La thérapie familiale s’enracine dans l’approche systémique des relations humaines.
S’il fallait nommer ce qui rend cette approche si particulière, je dirais que c’est l’idée de la circularité versus linéarité.
En effet, notre façon habituelle de percevoir nos interactions avec les autres est la plupart du temps linéaire. Nous recherchons le lien causal, nous répartissons les rôles entre les uns et les autres (victime, bourreau, ami, ennemi, allié, concurrent etc.), enfin nous faisons des liens en nous basant sur nos expériences et nos connaissances. Tout cela suit un mouvement unidimensionnel et unidirectionnel. Ainsi la complexité des relations humaines peut être saisie plus facilement par notre cerveau qui privilégie les chemins bien connus et simples.

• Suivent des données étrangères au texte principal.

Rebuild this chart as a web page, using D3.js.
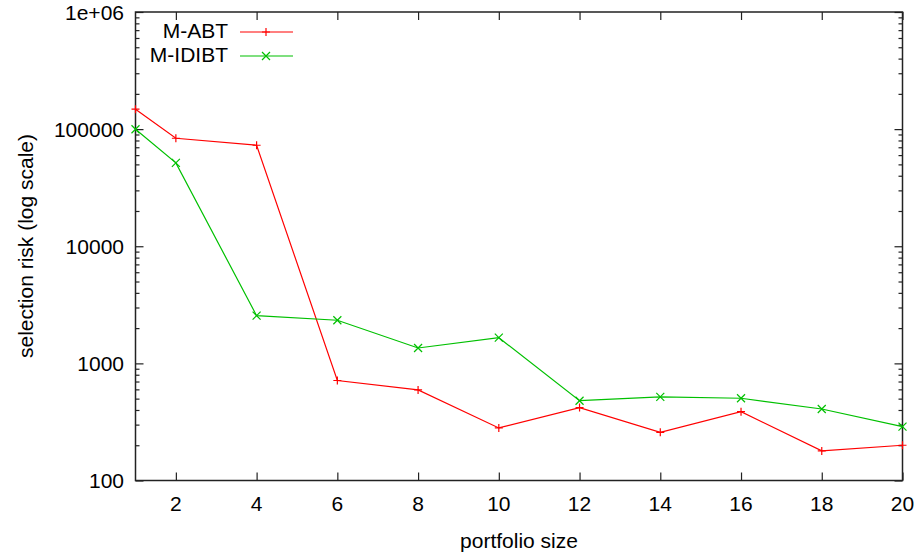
<html>
  <head>
    <meta charset="utf-8">
    <title>selection risk vs portfolio size</title>
    <style>
      body {
          margin: 0;
          background: #fff;
      }
      svg {
          font-family: "Liberation Sans", Arial, sans-serif;
          font-size: 21px;
      }
      .frame {
          fill: none;
          stroke: #222;
          stroke-width: 1.5;
      }
      .tick line {
          stroke: #222;
          stroke-width: 1.2;
      }
      .series {
          fill: none;
          stroke-width: 1.2;
      }
    </style>
  </head>
  <body>
    <script src="https://cdn.jsdelivr.net/npm/d3@7"></script>
    <svg id="chart" width=921 height=557></svg>
    <script type="text/javascript">
// values
var portfolioSize = [1, 2, 4, 6, 8, 10, 12, 14, 16, 18, 20];
var mABT   = [148000, 83600, 72800, 714, 593, 281, 419, 258, 387, 179, 200];
var mIDIBT = [99800, 51500, 2555, 2335, 1353, 1657, 480, 517, 504, 408, 288];
var xTicks = [2, 4, 6, 8, 10, 12, 14, 16, 18, 20];
var yTicks = [100, 1000, 10000, 100000, 1000000];
var yTickLabels = ["100", "1000", "10000", "100000", "1e+06"];

var series = [
  { name: "M-ABT", values: mABT, colour: "#ff0000", marker: "plus" },
  { name: "M-IDIBT", values: mIDIBT, colour: "#00c000", marker: "cross" }
];

// plot box (window.top is taken, so no "top" here)
var plotL = 135.5, plotR = 902.5, plotT = 12, plotB = 480.5;

var svg = d3.select("#chart");

var x = d3.scaleLinear().domain([1, 20]).range([plotL, plotR]);
var y = d3.scaleLog().domain([100, 1e6]).range([plotB, plotT]);

// minor log ticks 2..9 in each decade
var yMinor = [];
for (var d = 100; d < 1e6; d *= 10)
  for (var k = 2; k < 10; k++) yMinor.push(d * k);

// gnuplot mirrors ticks on all four sides
function tickSide(axis, tvals, size) {
  return axis.tickValues(tvals).tickSizeInner(size).tickSizeOuter(0).tickFormat(() => "");
}

svg.append("g").attr("transform", "translate(0," + plotB + ")")
    .call(tickSide(d3.axisTop(x), xTicks, 8));
svg.append("g").attr("transform", "translate(0," + plotT + ")")
    .call(tickSide(d3.axisBottom(x), xTicks, 8));
svg.append("g").attr("transform", "translate(" + plotL + ",0)")
    .call(tickSide(d3.axisRight(y), yTicks, 8));
svg.append("g").attr("transform", "translate(" + plotR + ",0)")
    .call(tickSide(d3.axisLeft(y), yTicks, 8));
svg.append("g").attr("transform", "translate(" + plotL + ",0)")
    .call(tickSide(d3.axisRight(y), yMinor, 4));
svg.append("g").attr("transform", "translate(" + plotR + ",0)")
    .call(tickSide(d3.axisLeft(y), yMinor, 4));
svg.selectAll(".domain").remove();

// tick labels
svg.append("g").selectAll("text")
    .data(xTicks)
  .enter().append("text")
    .attr("x", d => x(d))
    .attr("y", 511)
    .attr("text-anchor", "middle")
    .text(d => d);

svg.append("g").selectAll("text")
    .data(yTicks)
  .enter().append("text")
    .attr("x", 124)
    .attr("y", d => y(d))
    .attr("dy", "0.36em")
    .attr("text-anchor", "end")
    .text((d, i) => yTickLabels[i]);

svg.append("rect")
    .attr("class", "frame")
    .attr("x", plotL).attr("y", plotT)
    .attr("width", plotR - plotL).attr("height", plotB - plotT);

// axis titles
svg.append("text")
    .attr("x", 519).attr("y", 548)
    .attr("text-anchor", "middle")
    .text("portfolio size");
svg.append("text")
    .attr("transform", "translate(33,246) rotate(-90)")
    .attr("text-anchor", "middle")
    .text("selection risk (log scale)");

function marker(sel, type, colour) {
  var p = type === "plus" ? "M-4,0H4M0,-4V4" : "M-4,-4L4,4M-4,4L4,-4";
  sel.append("path").attr("d", p)
     .attr("stroke", colour).attr("stroke-width", 1.2).attr("fill", "none");
}

var line = d3.line()
    .x((d, i) => x(portfolioSize[i]))
    .y(d => y(d));

series.forEach((s, si) => {
  svg.append("path")
      .attr("class", "series")
      .attr("stroke", s.colour)
      .attr("d", line(s.values));
  s.values.forEach((v, i) => {
    var g = svg.append("g")
        .attr("transform", "translate(" + x(portfolioSize[i]) + "," + y(v) + ")");
    marker(g, s.marker, s.colour);
  });

  // legend
  var ly = 32 + si * 24;
  svg.append("text")
      .attr("x", 228).attr("y", ly)
      .attr("dy", "0.3em")
      .attr("text-anchor", "end")
      .text(s.name);
  svg.append("line")
      .attr("x1", 240).attr("x2", 293)
      .attr("y1", ly).attr("y2", ly)
      .attr("stroke", s.colour).attr("stroke-width", 1.2);
  marker(svg.append("g").attr("transform", "translate(266," + ly + ")"), s.marker, s.colour);
});
    </script>
  </body>
</html>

La circularité suppose de notre par un effort conscient pour sortir des « vérités uniques ». Penser que nous sommes pour quelque chose dans le comportement de l’autre, dans sa souffrance ou dans son symptôme constitue les prémisses de cette approche circulaire. L’enfant fait des caprices et nous réagissons par cris, et plus nous réagissons par cris plus il fait des caprices. Si nous pensons que nous crions parce qu’il fait des caprices ou qu’il fait des caprices parce que nous crions, nous sommes dans la logique linéaire, dans le domaine des vérités uniques, où il y a une cause et un effet. L’approche systémique consiste à prendre une position méta, qui permet d’englober l’ensemble de ce cercle vicieux cris-caprices-cris-caprices et d’envisager d’autres hypothèses (vérités multiples) pour comprendre pourquoi ce schéma est devenu utile, comment le système familial en profite et comment ce système peut intégrer d’autres choix, plus écologiques et plus heureux en termes de bien-être général.
Ainsi, pour répondre à la question, je dirais que la thérapie systémique familiale et du couple s’adressent en premier lieu à ceux pour qui leur vérité unique est devenue une corvée et qui sont prêts à s’ouvrir à d’autres vérités, qui voient l’impasse de la logique relationnelle habituelle mais n’arrivent pas à s’en sortir.
Faire de la thérapie suppose un courage extraordinaire. D’abord, parce que la thérapie nous change et le changement nous oblige de sortir de notre zone de confort. Et le changement prend du temps. Pour que notre cerveau puisse former de nouveaux réseaux neuronaux, il faut un certain nombre de répétition. Cela concerne tout nouvel apprentissage mais aussi toute ouverture d’esprit. Notre cerveau d’enfant a mis du temps pour apprendre le vélo mais aussi pour intégrer le fait que la Terre est ronde ou pour apprendre à se mettre à la place de l’autre. Nous avons également besoin de temps pour intégrer les nouvelles attitudes et pour changer la qualité de nos relations.